Hey everyone, just looking for a little input on this topic...I just bought a 6x12 enclosed trailer on Friday that i am going to get setup for goose/duck hunting. I have seen a ton of different setups as far as the inside goes but what i really want input on is lights for the outside. I want something that will light up the area around the trailer so we can see in the morning during setup. Im not looking to light the field up, just some light to make things easier. If anyone has any suggestions i would appreciate it...feel free to share pics...Thanks!


----------



## cut'em (Oct 23, 2004)

Here's the deal, When you put lights on the exterior of your trailer, it's great to stand there in the dark and say "that's where the dekes are going" Problem is when you carry them out you have to walk back in, Guess what, your walking back into lights that are shining right into your eyes. It's blinding! Do yourself a favor and don't go with the exterior lighting, you don't need it. Get your dekes out of the trailer, set them in the general area, spread them out, then re-adjust at first light if needed. Trust me on the walking back to the trailer into the lights! It sucks! Anyone out there, please feel free to correct me if I'm wrong


----------



## fowlmouthboys (May 15, 2012)

cut'em said:


> Here's the deal, When you put lights on the exterior of your trailer, it's great to stand there in the dark and say "that's where the dekes are going" Problem is when you carry them out you have to walk back in, Guess what, your walking back into lights that are shining right into your eyes. It's blinding! Do yourself a favor and don't go with the exterior lighting, you don't need it. Get your dekes out of the trailer, set them in the general area, spread them out, then re-adjust at first light if needed.
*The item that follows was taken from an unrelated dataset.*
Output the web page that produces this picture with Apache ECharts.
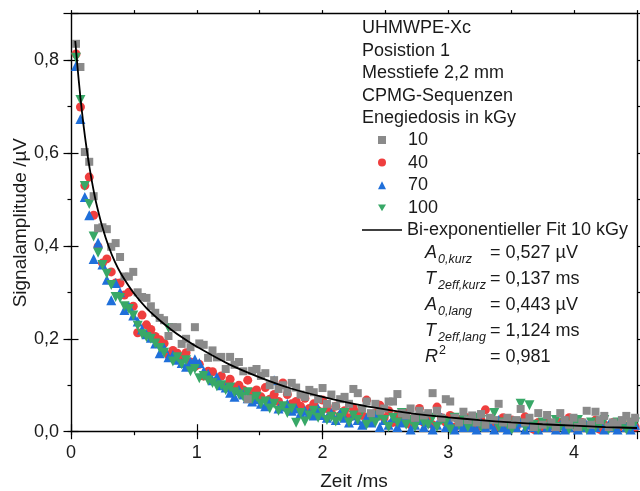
<!DOCTYPE html>
<html lang="de">
<head>
<meta charset="UTF-8">
<title>UHMWPE-Xc CPMG Signalamplitude</title>
<script src="https://cdn.jsdelivr.net/npm/echarts@6/dist/echarts.min.js"></script>
<style>
  html, body { margin: 0; padding: 0; background: #fff; }
  #main { width: 640px; height: 491px; }
</style>
</head>
<body>
<div id="main"></div>
<script>
// Echozeiten /ms (gemeinsam fuer alle Proben)
const zeit = [
  0.04, 0.075, 0.11, 0.145, 0.18, 0.215, 0.25, 0.285, 0.32, 0.355,
  0.39, 0.425, 0.46, 0.495, 0.53, 0.565, 0.6, 0.635, 0.67, 0.705,
  0.74, 0.775, 0.81, 0.845, 0.88, 0.915, 0.95, 0.985, 1.02, 1.055,
  1.09, 1.125, 1.16, 1.195, 1.23, 1.265, 1.3, 1.335, 1.37, 1.405,
  1.44, 1.475, 1.51, 1.545, 1.58, 1.615, 1.65, 1.685, 1.72, 1.755,
  1.79, 1.825, 1.86, 1.895, 1.93, 1.965, 2.0, 2.035, 2.07, 2.105,
  2.14, 2.175, 2.21, 2.245, 2.28, 2.315, 2.35, 2.385, 2.42, 2.455,
  2.49, 2.525, 2.56, 2.595, 2.63, 2.665, 2.7, 2.735, 2.77, 2.805,
  2.84, 2.875, 2.91, 2.945, 2.98, 3.015, 3.05, 3.085, 3.12, 3.155,
  3.19, 3.225, 3.26, 3.295, 3.33, 3.365, 3.4, 3.435, 3.47, 3.505,
  3.54, 3.575, 3.61, 3.645, 3.68, 3.715, 3.75, 3.785, 3.82, 3.855,
  3.89, 3.925, 3.96, 3.995, 4.03, 4.065, 4.1, 4.135, 4.17, 4.205,
  4.24, 4.275, 4.31, 4.345, 4.38, 4.415, 4.45, 4.485
];

// Signalamplitude /µV je Energiedosis
const dosis10 = [
  0.835, 0.785, 0.602, 0.581, 0.507, 0.438, 0.440, 0.436, 0.398, 0.406,
  0.376, 0.334, 0.334, 0.344, 0.300, 0.290, 0.288, 0.270, 0.256, 0.245,
  0.240, 0.206, 0.225, 0.225, 0.189, 0.200, 0.182, 0.225, 0.190, 0.187,
  0.159, 0.175, 0.160, 0.161, 0.135, 0.161, 0.144, 0.150, 0.130, 0.070,
  0.131, 0.135, 0.120, 0.126, 0.100, 0.111, 0.092, 0.100, 0.085, 0.105,
  0.095, 0.080, 0.075, 0.090, 0.085, 0.070, 0.094, 0.060, 0.080, 0.055,
  0.070, 0.075, 0.060, 0.092, 0.083, 0.050, 0.065, 0.040, 0.060, 0.045,
  0.050, 0.065, 0.065, 0.081, 0.040, 0.035, 0.050, 0.030, 0.045, 0.035,
  0.040, 0.083, 0.045, 0.030, 0.070, 0.065, 0.030, 0.020, 0.043, 0.025,
  0.035, 0.020, 0.038, 0.015, 0.030, 0.025, 0.060, 0.020, 0.030, 0.015,
  0.025, 0.049, 0.020, 0.030, 0.010, 0.040, 0.015, 0.036, 0.020, 0.010,
  0.040, 0.025, 0.015, 0.030, 0.010, 0.020, 0.045, 0.015, 0.043, 0.025,
  0.034, 0.010, 0.020, 0.015, 0.025, 0.034, 0.020, 0.030
];
const dosis40 = [
  0.813, 0.699, 0.530, 0.548, 0.466, 0.398, 0.363, 0.372, 0.344, 0.320,
  0.320, 0.294, 0.300, 0.270, 0.213, 0.251, 0.230, 0.220, 0.205, 0.198,
  0.190, 0.165, 0.175, 0.169, 0.160, 0.170, 0.150, 0.140, 0.145, 0.120,
  0.130, 0.129, 0.110, 0.120, 0.100, 0.113, 0.095, 0.100, 0.090, 0.111,
  0.085, 0.090, 0.075, 0.095, 0.070, 0.080, 0.065, 0.105, 0.080, 0.060,
  0.065, 0.055, 0.072, 0.050, 0.060, 0.045, 0.068, 0.050, 0.040, 0.055,
  0.035, 0.045, 0.030, 0.050, 0.040, 0.035, 0.068, 0.025, 0.040, 0.057,
  0.030, 0.045, 0.020, 0.035, 0.025, 0.040, 0.015, 0.030, 0.050, 0.020,
  0.025, 0.015, 0.053, 0.030, 0.020, 0.035, 0.010, 0.025, 0.015, 0.030,
  0.020, 0.010, 0.025, 0.047, 0.015, 0.020, 0.010, 0.030, 0.015, 0.025,
  0.010, 0.020, 0.032, 0.015, 0.005, 0.020, 0.010, 0.025, 0.015, 0.005,
  0.020, 0.010, 0.030, 0.015, 0.005, 0.020, 0.010, 0.015, 0.025, 0.005,
  0.015, 0.010, 0.020, 0.005, 0.015, 0.010, 0.020, 0.010
];
const dosis70 = [
  0.787, 0.673, 0.505, 0.466, 0.372, 0.407, 0.360, 0.327, 0.283, 0.320,
  0.300, 0.262, 0.270, 0.250, 0.237, 0.220, 0.210, 0.202, 0.190, 0.169,
  0.180, 0.160, 0.165, 0.155, 0.148, 0.140, 0.150, 0.156, 0.148, 0.130,
  0.125, 0.111, 0.118, 0.100, 0.095, 0.084, 0.075, 0.090, 0.080, 0.072,
  0.065, 0.070, 0.060, 0.055, 0.065, 0.111, 0.050, 0.054, 0.060, 0.045,
  0.050, 0.040, 0.045, 0.041, 0.035, 0.050, 0.036, 0.030, 0.040, 0.025,
  0.041, 0.030, 0.020, 0.035, 0.025, 0.015, 0.030, 0.020, 0.035, 0.010,
  0.025, 0.015, 0.030, 0.010, 0.020, 0.035, 0.005, 0.015, 0.025, 0.010,
  0.020, 0.005, 0.015, 0.030, 0.010, 0.020, 0.005, 0.015, 0.010, 0.025,
  0.010, 0.005, 0.020, 0.010, 0.015, 0.005, 0.025, 0.010, 0.005, 0.015,
  0.010, 0.020, 0.005, 0.015, 0.010, 0.005, 0.020, 0.010, 0.015, 0.005,
  0.015, 0.005, 0.010, 0.020, 0.005, 0.010, 0.015, 0.005, 0.010, 0.020,
  0.005, 0.015, 0.010, 0.005, 0.020, 0.010, 0.005, 0.015
];
const dosis100 = [
  0.805, 0.714, 0.529, 0.490, 0.420, 0.385, 0.359, 0.340, 0.316, 0.290,
  0.288, 0.270, 0.264, 0.250, 0.228, 0.210, 0.204, 0.200, 0.190, 0.180,
  0.170, 0.223, 0.151, 0.160, 0.145, 0.154, 0.130, 0.135, 0.115, 0.120,
  0.110, 0.105, 0.098, 0.100, 0.090, 0.095, 0.085, 0.080, 0.075, 0.085,
  0.070, 0.075, 0.060, 0.065, 0.050, 0.060, 0.045, 0.055, 0.040, 0.050,
  0.019, 0.040, 0.022, 0.035, 0.045, 0.030, 0.040, 0.025, 0.032, 0.022,
  0.030, 0.040, 0.020, 0.035, 0.025, 0.045, 0.015, 0.030, 0.020, 0.035,
  0.025, 0.010, 0.030, 0.020, 0.040, 0.015, 0.025, 0.010, 0.030, 0.020,
  0.015, 0.030, 0.010, 0.025, 0.020, 0.005, 0.030, 0.015, 0.025, 0.010,
  0.020, 0.030, 0.010, 0.015, 0.025, 0.040, 0.010, 0.020, 0.015, 0.005,
  0.020, 0.060, 0.010, 0.057, 0.015, 0.005, 0.020, 0.010, 0.015, 0.025,
  0.010, 0.020, 0.005, 0.015, 0.025, 0.010, 0.005, 0.020, 0.010, 0.015,
  0.025, 0.005, 0.010, 0.020, 0.015, 0.005, 0.010, 0.020
];

// Fit-Kurve (10 kGy): [Zeit /ms, Amplitude /µV]
const fitKurve = [
  [0.034, 0.841], [0.05, 0.790], [0.075, 0.719], [0.1, 0.659], [0.125, 0.608],
  [0.15, 0.564], [0.175, 0.526], [0.2, 0.493], [0.25, 0.440], [0.3, 0.398],
  [0.35, 0.365], [0.4, 0.339], [0.5, 0.298], [0.6, 0.266], [0.7, 0.241],
  [0.8, 0.219], [0.9, 0.200], [1.0, 0.183], [1.25, 0.146], [1.5, 0.117],
  [1.75, 0.093], [2.0, 0.075], [2.25, 0.060], [2.5, 0.048], [2.75, 0.038],
  [3.0, 0.031], [3.25, 0.025], [3.5, 0.020], [3.75, 0.016], [4.0, 0.013],
  [4.25, 0.010], [4.5, 0.008]
];

const infoZeilen = ['UHMWPE-Xc', 'Posistion 1', 'Messtiefe 2,2 mm', 'CPMG-Sequenzen', 'Enegiedosis in kGy'];
const fitParameter = [
  { sym: 'A', sub: '0,kurz', wert: '= 0,527 µV' },
  { sym: 'T', sub: '2eff,kurz', wert: '= 0,137 ms' },
  { sym: 'A', sub: '0,lang', wert: '= 0,443 µV' },
  { sym: 'T', sub: '2eff,lang', wert: '= 1,124 ms' },
  { sym: 'R', sup: '2', wert: '= 0,981' }
];

const FONT = '"Liberation Sans", Arial, sans-serif';
const TEXT = '#1a1a1a';
const FARBE = { d10: '#8a8a8a', d40: '#ef3e3e', d70: '#1f6fda', d100: '#38a867' };
const chart = echarts.init(document.getElementById('main'));

function punkte(werte) {
  return zeit.map((t, i) => [t, werte[i]]);
}
function punktSerie(name, werte, symbol, size, color, rotate) {
  return {
    name: name, type: 'scatter', data: punkte(werte),
    symbol: symbol, symbolSize: size, symbolRotate: rotate || 0,
    itemStyle: { color: color, opacity: 1 },
    silent: true
  };
}

// Achsen: Haupt- und Nebenstriche als getrennte Achsen (gleiche Skala)
function xAchse(pos, interval, len, extra) {
  return Object.assign({
    type: 'value', position: pos, min: 0, max: 4.5, interval: interval,
    splitLine: { show: false },
    axisLine: { show: false },
    axisTick: { show: true, inside: false, length: len, lineStyle: { color: '#000', width: 1.2 } },
    axisLabel: { show: false }
  }, extra || {});
}
function yAchse(pos, interval, len, extra) {
  return Object.assign({
    type: 'value', position: pos, min: 0, max: 0.9, interval: interval,
    splitLine: { show: false },
    axisLine: { show: false },
    axisTick: { show: true, inside: false, length: len, lineStyle: { color: '#000', width: 1.2 } },
    axisLabel: { show: false }
  }, extra || {});
}

const achsLinie = { show: true, onZero: false, lineStyle: { color: '#000', width: 1.4 } };

const grafik = [];
infoZeilen.forEach((z, i) => {
  grafik.push({ type: 'text', x: 362, y: 28 + i * 22.6,
    style: { text: z, font: '18px ' + FONT, fill: TEXT, verticalAlign: 'middle' } });
});
fitParameter.forEach((p, i) => {
  const y = 253 + i * 26;
  grafik.push({ type: 'text', x: 425, y: y,
    style: { text: p.sym, font: 'italic 18px ' + FONT, fill: TEXT, verticalAlign: 'middle' } });
  if (p.sub) {
    grafik.push({ type: 'text', x: 438, y: y + 7,
      style: { text: p.sub, font: 'italic 12.5px ' + FONT, fill: TEXT, verticalAlign: 'middle' } });
  }
  if (p.sup) {
    grafik.push({ type: 'text', x: 439, y: y - 6,
      style: { text: p.sup, font: '12.5px ' + FONT, fill: TEXT, verticalAlign: 'middle' } });
  }
  grafik.push({ type: 'text', x: 490, y: y,
    style: { text: p.wert, font: '18px ' + FONT, fill: TEXT, verticalAlign: 'middle' } });
});

const legendText = { fontSize: 18, color: TEXT, fontFamily: FONT, lineHeight: 20 };

const option = {
  animation: false,
  backgroundColor: '#fff',
  textStyle: { fontFamily: FONT },
  grid: { left: 71, right: 3, top: 13.6, bottom: 59.3, containLabel: false, outerBoundsMode: 'none' },
  legend: [
    {
      orient: 'vertical', left: 378, top: 130, padding: 0,
      itemWidth: 8, itemHeight: 8, itemGap: 2.6, symbolKeepAspect: true,
      selectedMode: false,
      textStyle: Object.assign({ padding: [0, 0, 0, 17] }, legendText),
      data: [
        { name: '10', icon: 'rect', itemStyle: { color: FARBE.d10 } },
        { name: '40', icon: 'circle', itemStyle: { color: FARBE.d40 } },
        { name: '70', icon: 'triangle', itemStyle: { color: FARBE.d70 } },
        { name: '100', icon: 'path://M0,0 L10,0 L5,8.5 Z', itemStyle: { color: FARBE.d100 } }
      ]
    },
    {
      orient: 'vertical', left: 362, top: 220, padding: 0,
      itemWidth: 40, itemHeight: 1.6, symbolKeepAspect: false,
      selectedMode: false,
      textStyle: legendText,
      data: [{ name: 'Bi-exponentieller Fit 10 kGy', icon: 'rect', itemStyle: { color: '#000' } }]
    }
  ],
  xAxis: [
    xAchse('bottom', 0.5, 3.5, {
      axisLine: achsLinie,
      axisLabel: { show: true, margin: 12, fontSize: 18, color: TEXT, fontFamily: FONT, showMaxLabel: false,
        formatter: v => (Math.abs(v - Math.round(v)) < 1e-6 ? String(Math.round(v)) : '') },
      name: 'Zeit /ms', nameLocation: 'middle', nameGap: 41, nameMoveOverlap: false,
      nameTextStyle: { fontSize: 19, color: TEXT, fontFamily: FONT }
    }),
    xAchse('bottom', 1, 7.5),
    xAchse('top', 0.5, 3.5, { axisLine: achsLinie }),
    xAchse('top', 1, 7.5)
  ],
  yAxis: [
    yAchse('left', 0.1, 3.5, {
      axisLine: achsLinie,
      axisLabel: { show: true, margin: 12, fontSize: 18, color: TEXT, fontFamily: FONT, showMaxLabel: false,
        formatter: v => (Math.round(v * 10) % 2 === 0 ? v.toFixed(1).replace('.', ',') : '') },
      name: 'Signalamplitude /µV', nameLocation: 'middle', nameGap: 41, nameMoveOverlap: false,
      nameTextStyle: { fontSize: 19, color: TEXT, fontFamily: FONT }
    }),
    yAchse('left', 0.2, 7.5),
    yAchse('right', 0.1, 3.5, { axisLine: achsLinie }),
    yAchse('right', 0.2, 7.5)
  ],
  series: [
    punktSerie('40', dosis40, 'circle', 9, FARBE.d40),
    punktSerie('70', dosis70, 'triangle', 10, FARBE.d70),
    punktSerie('100', dosis100, 'triangle', 10, FARBE.d100, 180),
    punktSerie('10', dosis10, 'rect', 8, FARBE.d10),
    {
      name: 'Bi-exponentieller Fit 10 kGy', type: 'line', data: fitKurve,
      smooth: 0.3, symbol: 'none', silent: true,
      lineStyle: { color: '#000', width: 1.8 },
      itemStyle: { color: '#000' }
    }
  ],
  graphic: grafik
};
chart.setOption(option);
</script>
</body>
</html>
Trust me on the walking back to the trailer into the lights! It sucks! Anyone out there, please feel free to correct me if I'm wrong


Thanks for the input, I didn't think of that aspect of it. I know exactly what you are talking about, you have a good point. This is my first trailer so I just want ideas on how to set it up best.


----------



## Myles J Flaten (Jan 31, 2008)

I would have to agree with cut'em. They may seem like a great idea at the time but after awhile you wont even bother using them. If you want more light you could try a light stand and powered by a generator. That way you can shine wherever needed. I have done this before and it seemed to work fine. Otherwise just invest in a good headlamp. Goodluck!


----------